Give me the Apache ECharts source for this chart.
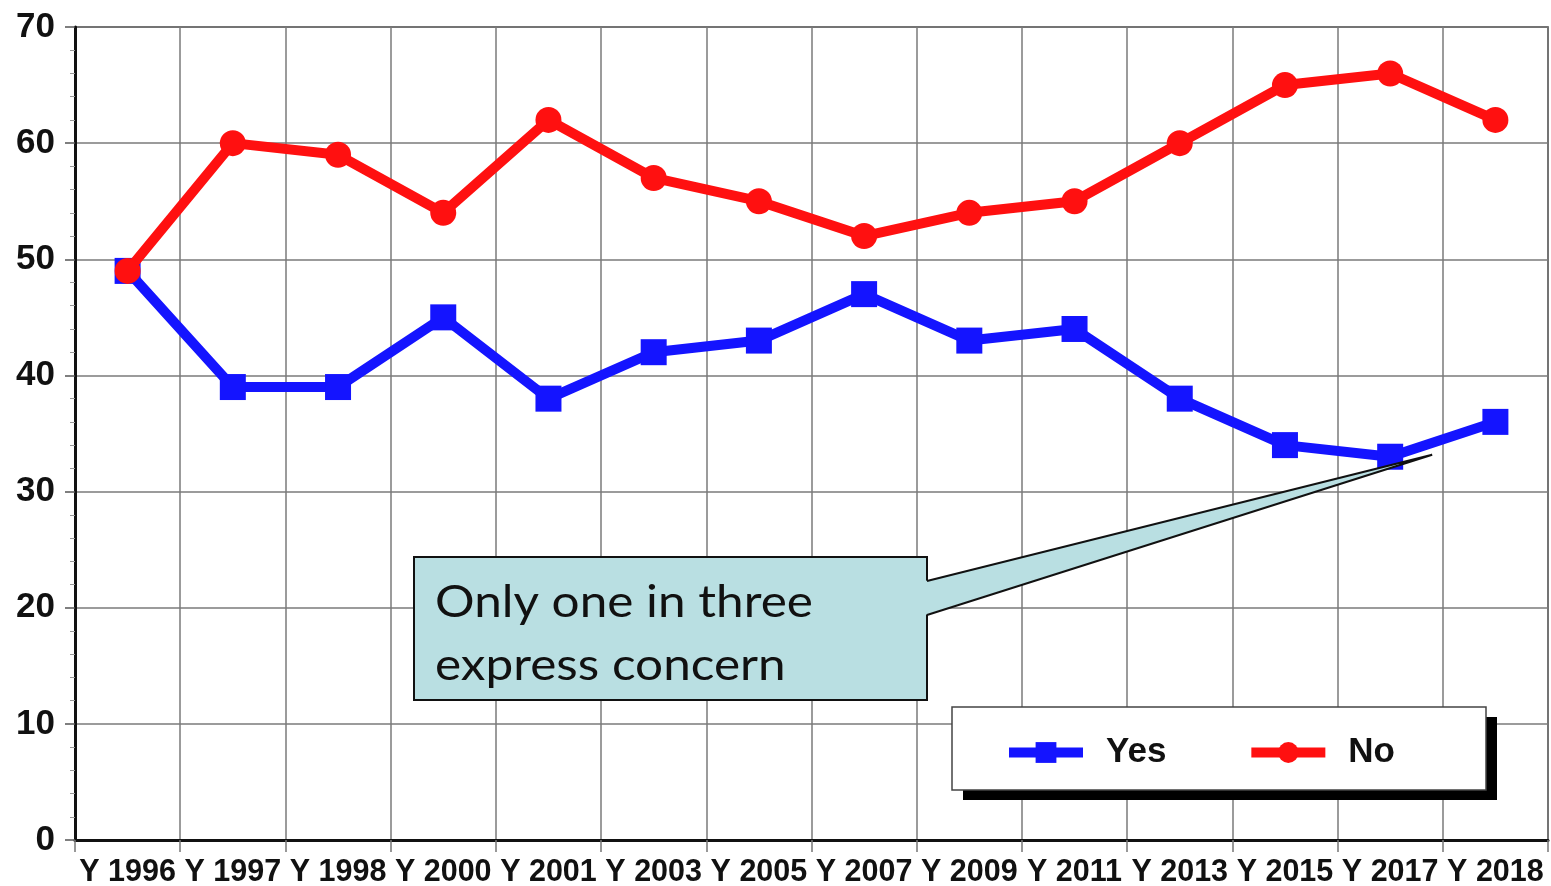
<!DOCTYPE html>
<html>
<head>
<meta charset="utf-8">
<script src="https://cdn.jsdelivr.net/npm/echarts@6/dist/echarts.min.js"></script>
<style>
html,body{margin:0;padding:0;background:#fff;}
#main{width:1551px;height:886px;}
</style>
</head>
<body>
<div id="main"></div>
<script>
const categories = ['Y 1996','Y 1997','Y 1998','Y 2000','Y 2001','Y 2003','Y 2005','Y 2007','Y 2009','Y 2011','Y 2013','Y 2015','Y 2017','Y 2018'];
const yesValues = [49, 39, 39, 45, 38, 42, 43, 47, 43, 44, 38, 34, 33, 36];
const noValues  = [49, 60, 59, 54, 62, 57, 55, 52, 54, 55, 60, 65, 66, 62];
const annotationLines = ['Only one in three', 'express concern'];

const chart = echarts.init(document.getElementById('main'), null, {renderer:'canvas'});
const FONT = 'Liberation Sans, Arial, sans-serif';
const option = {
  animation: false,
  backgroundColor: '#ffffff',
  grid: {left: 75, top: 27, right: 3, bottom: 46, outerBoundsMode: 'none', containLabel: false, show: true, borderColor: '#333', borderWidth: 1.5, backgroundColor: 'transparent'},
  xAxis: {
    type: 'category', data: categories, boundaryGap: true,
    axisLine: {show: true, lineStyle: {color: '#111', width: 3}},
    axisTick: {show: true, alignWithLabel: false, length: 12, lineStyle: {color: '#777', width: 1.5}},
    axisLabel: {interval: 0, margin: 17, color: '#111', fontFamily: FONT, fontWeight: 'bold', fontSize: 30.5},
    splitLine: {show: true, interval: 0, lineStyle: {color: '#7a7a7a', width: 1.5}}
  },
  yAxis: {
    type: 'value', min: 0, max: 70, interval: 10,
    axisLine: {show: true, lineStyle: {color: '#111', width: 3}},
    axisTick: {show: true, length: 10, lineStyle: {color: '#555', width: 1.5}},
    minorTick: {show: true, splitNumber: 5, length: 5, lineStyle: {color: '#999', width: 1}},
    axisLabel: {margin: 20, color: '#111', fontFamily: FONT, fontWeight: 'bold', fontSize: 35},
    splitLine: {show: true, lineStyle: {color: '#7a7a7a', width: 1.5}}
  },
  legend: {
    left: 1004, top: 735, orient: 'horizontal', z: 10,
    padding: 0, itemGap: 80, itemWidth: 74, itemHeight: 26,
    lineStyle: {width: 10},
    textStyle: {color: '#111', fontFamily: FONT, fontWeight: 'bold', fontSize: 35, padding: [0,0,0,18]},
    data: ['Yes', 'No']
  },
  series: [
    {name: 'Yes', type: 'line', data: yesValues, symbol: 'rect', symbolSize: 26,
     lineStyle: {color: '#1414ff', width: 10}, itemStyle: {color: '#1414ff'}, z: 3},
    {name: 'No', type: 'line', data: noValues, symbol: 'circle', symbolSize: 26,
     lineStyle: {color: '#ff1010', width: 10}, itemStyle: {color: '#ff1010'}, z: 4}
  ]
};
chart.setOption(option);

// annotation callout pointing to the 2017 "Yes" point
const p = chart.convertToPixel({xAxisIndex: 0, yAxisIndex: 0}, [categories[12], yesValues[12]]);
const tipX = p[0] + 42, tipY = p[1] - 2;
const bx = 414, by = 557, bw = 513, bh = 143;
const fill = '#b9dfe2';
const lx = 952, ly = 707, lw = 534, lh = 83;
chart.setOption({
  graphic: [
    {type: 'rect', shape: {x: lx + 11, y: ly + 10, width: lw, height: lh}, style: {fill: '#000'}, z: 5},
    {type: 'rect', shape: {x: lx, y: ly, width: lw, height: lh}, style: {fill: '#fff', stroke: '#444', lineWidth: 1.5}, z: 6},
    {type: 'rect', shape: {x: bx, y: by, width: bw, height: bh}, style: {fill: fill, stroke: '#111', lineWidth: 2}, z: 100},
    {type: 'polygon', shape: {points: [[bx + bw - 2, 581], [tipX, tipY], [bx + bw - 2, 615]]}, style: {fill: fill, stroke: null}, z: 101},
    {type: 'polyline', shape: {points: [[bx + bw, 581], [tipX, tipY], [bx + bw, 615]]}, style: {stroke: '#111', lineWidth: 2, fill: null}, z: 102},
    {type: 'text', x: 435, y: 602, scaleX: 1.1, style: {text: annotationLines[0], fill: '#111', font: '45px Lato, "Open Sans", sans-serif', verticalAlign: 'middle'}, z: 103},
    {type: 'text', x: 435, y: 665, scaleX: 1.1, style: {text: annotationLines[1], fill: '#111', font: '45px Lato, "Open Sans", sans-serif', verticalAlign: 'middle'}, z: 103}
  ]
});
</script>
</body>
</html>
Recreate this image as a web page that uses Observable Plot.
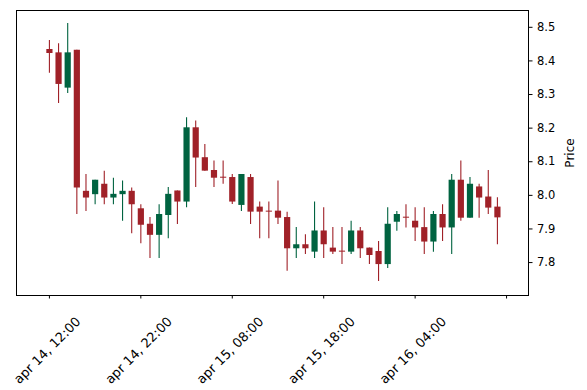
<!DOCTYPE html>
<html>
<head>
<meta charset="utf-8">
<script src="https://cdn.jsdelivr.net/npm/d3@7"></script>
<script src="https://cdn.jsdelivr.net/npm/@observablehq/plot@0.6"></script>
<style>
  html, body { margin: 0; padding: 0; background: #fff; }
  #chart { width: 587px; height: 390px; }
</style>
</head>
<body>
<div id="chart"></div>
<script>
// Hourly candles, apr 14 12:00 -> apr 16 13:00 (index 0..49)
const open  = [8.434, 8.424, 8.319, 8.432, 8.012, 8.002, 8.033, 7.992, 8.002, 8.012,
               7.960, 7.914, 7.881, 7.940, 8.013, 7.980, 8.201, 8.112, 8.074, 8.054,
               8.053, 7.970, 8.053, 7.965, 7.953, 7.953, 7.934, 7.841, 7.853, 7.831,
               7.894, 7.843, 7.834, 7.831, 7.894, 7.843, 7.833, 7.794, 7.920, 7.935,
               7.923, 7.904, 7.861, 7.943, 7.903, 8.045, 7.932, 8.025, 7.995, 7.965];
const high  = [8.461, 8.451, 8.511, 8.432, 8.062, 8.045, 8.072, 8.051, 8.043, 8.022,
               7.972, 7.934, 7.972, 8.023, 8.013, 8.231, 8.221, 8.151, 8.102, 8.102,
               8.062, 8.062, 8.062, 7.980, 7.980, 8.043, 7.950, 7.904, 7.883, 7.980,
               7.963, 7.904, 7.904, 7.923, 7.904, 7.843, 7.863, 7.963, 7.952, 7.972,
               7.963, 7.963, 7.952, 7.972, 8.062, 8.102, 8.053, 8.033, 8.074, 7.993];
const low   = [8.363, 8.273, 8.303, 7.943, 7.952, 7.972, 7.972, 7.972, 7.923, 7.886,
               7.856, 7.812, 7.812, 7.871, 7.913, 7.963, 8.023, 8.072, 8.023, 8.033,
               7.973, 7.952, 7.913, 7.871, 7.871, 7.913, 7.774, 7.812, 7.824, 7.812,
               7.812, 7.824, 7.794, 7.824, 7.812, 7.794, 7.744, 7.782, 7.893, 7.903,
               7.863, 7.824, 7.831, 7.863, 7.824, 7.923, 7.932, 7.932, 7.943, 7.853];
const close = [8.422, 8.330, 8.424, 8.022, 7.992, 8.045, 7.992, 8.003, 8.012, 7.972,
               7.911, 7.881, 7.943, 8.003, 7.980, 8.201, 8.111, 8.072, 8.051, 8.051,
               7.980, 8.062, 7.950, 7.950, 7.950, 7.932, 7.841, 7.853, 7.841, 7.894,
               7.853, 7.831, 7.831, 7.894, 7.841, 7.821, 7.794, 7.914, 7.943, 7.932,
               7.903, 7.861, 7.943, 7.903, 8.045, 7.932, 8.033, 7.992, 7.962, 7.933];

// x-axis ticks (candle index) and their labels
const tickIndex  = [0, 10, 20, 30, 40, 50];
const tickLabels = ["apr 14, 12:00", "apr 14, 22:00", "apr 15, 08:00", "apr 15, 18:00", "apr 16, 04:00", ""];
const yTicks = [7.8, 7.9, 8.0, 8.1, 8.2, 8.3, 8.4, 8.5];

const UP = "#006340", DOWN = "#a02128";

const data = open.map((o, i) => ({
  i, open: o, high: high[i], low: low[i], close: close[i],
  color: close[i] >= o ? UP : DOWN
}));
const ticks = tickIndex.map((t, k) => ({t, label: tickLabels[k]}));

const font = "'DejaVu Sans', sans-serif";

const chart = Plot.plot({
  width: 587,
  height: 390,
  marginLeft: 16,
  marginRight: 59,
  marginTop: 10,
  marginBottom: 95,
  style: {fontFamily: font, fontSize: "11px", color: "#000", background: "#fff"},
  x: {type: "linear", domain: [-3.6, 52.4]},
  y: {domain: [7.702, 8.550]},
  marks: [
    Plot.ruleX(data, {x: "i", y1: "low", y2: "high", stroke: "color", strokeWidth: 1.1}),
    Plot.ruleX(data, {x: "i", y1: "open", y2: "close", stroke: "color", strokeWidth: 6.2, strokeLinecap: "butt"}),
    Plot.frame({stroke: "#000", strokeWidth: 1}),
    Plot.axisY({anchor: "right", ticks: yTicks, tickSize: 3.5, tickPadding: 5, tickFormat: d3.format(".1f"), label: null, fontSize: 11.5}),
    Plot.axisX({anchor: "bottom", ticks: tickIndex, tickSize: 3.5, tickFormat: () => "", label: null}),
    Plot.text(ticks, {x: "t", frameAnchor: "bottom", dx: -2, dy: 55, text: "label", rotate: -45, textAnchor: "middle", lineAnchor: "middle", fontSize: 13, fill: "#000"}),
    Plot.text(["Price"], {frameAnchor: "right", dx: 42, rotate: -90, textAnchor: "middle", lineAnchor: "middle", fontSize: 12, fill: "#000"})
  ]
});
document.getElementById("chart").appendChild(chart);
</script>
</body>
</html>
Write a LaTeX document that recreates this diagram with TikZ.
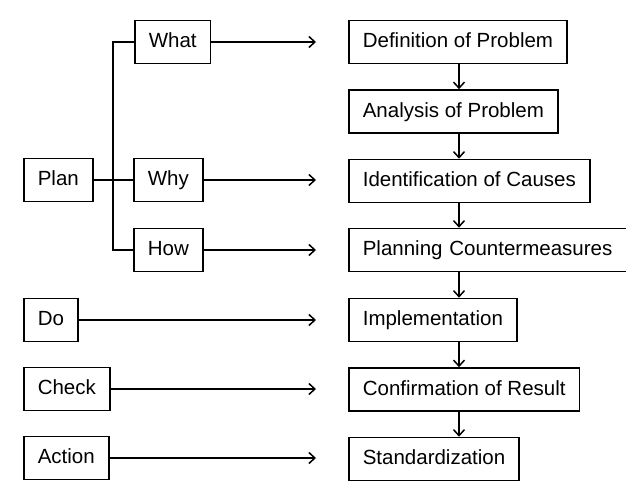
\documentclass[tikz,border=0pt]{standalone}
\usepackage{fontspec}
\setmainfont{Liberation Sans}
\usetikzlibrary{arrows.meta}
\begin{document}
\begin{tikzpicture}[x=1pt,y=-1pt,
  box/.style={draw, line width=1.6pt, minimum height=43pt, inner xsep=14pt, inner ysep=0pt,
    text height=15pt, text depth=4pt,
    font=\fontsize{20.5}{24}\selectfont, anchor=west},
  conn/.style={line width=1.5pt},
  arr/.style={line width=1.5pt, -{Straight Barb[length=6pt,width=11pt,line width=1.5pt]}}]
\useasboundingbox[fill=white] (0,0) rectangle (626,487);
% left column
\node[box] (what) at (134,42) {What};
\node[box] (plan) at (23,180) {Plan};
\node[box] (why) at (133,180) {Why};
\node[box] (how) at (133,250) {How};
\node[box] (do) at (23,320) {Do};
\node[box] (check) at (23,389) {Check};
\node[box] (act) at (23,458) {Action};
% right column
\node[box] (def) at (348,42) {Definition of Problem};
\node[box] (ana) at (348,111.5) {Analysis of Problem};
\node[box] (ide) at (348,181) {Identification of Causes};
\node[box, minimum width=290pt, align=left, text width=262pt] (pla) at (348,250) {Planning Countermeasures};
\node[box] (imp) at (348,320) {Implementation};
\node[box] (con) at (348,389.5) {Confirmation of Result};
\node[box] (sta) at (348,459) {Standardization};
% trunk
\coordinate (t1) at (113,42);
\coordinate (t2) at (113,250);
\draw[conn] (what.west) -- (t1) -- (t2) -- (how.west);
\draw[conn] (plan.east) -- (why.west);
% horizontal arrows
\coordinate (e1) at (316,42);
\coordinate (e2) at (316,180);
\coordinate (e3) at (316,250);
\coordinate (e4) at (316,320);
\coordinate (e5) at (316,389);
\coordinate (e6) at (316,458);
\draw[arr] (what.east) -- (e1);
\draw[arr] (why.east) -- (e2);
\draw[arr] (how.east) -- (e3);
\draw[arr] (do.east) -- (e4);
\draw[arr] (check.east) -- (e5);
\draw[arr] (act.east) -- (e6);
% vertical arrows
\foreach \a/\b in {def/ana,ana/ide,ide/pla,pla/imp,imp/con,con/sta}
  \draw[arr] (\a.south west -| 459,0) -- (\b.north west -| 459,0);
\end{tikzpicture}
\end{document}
· · · ·
_THE REQUEST_.
Which lines above contain the word "that"? Copy each of them.

_FINAL ANSWER_.
Recreate this image as a web page that uses Observable Plot.
Write a LaTeX document that recreates this diagram with TikZ.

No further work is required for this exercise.